Material for this task —
** START **
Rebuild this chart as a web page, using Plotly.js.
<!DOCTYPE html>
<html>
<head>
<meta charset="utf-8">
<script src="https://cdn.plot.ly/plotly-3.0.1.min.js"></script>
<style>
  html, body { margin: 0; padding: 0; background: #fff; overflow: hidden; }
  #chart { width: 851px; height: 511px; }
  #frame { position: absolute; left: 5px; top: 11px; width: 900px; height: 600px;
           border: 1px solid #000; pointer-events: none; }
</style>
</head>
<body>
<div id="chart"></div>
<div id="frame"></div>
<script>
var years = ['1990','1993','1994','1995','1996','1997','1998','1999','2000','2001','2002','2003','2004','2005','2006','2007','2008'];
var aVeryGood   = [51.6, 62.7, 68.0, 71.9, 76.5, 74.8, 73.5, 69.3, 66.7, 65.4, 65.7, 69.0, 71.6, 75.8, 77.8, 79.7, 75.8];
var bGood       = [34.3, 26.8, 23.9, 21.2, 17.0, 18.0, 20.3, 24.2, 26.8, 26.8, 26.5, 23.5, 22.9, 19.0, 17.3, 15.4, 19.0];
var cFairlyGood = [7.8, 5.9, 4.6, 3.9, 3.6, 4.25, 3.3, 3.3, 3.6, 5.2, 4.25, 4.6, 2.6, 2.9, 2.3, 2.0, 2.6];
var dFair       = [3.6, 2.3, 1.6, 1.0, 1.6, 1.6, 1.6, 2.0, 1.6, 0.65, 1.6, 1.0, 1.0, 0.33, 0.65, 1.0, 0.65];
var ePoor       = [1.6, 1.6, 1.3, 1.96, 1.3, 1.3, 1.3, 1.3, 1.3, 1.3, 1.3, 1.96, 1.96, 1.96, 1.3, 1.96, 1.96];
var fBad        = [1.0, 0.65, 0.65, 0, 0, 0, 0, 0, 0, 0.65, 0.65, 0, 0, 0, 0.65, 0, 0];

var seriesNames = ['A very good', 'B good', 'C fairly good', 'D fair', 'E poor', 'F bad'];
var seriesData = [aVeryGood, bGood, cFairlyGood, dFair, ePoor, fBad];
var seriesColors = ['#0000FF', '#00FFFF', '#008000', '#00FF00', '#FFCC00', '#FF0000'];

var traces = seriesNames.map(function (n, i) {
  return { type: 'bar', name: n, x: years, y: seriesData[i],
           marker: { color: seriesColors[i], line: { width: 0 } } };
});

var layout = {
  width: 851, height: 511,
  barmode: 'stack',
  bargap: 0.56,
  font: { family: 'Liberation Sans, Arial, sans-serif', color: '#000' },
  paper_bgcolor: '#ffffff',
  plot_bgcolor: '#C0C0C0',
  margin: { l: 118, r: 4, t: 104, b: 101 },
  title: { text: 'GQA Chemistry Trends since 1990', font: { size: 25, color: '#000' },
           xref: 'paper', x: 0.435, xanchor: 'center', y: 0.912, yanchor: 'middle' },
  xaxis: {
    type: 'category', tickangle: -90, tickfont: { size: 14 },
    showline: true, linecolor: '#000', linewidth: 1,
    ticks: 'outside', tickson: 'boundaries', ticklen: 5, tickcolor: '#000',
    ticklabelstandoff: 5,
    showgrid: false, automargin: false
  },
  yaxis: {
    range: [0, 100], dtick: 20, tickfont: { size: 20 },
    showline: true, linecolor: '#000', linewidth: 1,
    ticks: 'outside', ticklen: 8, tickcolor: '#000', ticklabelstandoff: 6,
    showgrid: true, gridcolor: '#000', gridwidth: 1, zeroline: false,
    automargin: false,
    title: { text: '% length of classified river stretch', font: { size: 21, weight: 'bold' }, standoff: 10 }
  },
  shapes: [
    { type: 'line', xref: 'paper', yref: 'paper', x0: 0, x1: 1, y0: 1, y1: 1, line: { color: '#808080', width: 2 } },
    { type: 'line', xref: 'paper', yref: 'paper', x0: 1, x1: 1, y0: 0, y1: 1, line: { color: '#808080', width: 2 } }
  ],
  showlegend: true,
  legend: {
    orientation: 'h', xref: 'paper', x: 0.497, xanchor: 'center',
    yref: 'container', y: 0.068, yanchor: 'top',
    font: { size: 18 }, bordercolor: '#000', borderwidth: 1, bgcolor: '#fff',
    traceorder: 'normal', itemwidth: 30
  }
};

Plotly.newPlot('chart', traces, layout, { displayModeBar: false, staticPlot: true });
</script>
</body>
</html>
** END **
** START **
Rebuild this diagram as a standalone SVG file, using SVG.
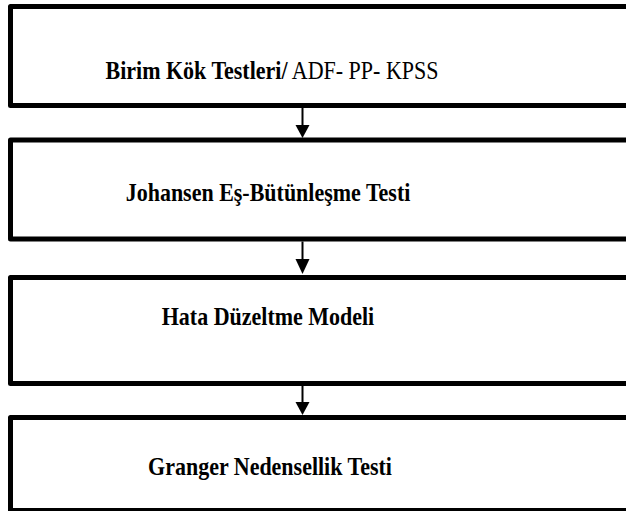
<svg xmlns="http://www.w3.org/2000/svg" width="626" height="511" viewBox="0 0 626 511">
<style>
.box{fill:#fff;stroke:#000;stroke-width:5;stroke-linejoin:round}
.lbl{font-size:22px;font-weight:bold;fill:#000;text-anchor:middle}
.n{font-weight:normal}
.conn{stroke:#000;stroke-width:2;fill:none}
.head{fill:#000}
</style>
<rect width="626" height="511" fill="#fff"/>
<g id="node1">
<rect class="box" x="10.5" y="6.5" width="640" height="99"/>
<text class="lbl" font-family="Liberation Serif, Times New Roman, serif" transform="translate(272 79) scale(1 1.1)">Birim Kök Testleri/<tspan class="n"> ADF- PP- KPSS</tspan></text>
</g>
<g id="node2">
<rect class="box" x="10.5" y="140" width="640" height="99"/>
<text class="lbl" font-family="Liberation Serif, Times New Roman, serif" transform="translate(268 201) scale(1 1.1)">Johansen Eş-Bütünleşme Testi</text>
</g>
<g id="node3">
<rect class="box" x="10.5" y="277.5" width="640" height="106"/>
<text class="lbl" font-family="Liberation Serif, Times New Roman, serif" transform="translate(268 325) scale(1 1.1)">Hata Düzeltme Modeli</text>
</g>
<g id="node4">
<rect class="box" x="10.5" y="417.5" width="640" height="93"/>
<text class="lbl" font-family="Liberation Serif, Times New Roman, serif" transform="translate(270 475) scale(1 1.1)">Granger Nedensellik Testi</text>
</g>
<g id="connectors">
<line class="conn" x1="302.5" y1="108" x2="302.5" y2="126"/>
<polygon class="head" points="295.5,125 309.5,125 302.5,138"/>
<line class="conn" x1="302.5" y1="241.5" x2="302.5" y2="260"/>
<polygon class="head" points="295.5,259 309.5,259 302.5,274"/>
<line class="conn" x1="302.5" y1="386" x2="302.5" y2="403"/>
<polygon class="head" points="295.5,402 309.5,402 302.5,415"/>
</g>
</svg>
** END **
Extract from the data every line where "Rebuild" shows up.

Rebuild this chart as a web page, using Plotly.js.
Rebuild this diagram as a standalone SVG file, using SVG.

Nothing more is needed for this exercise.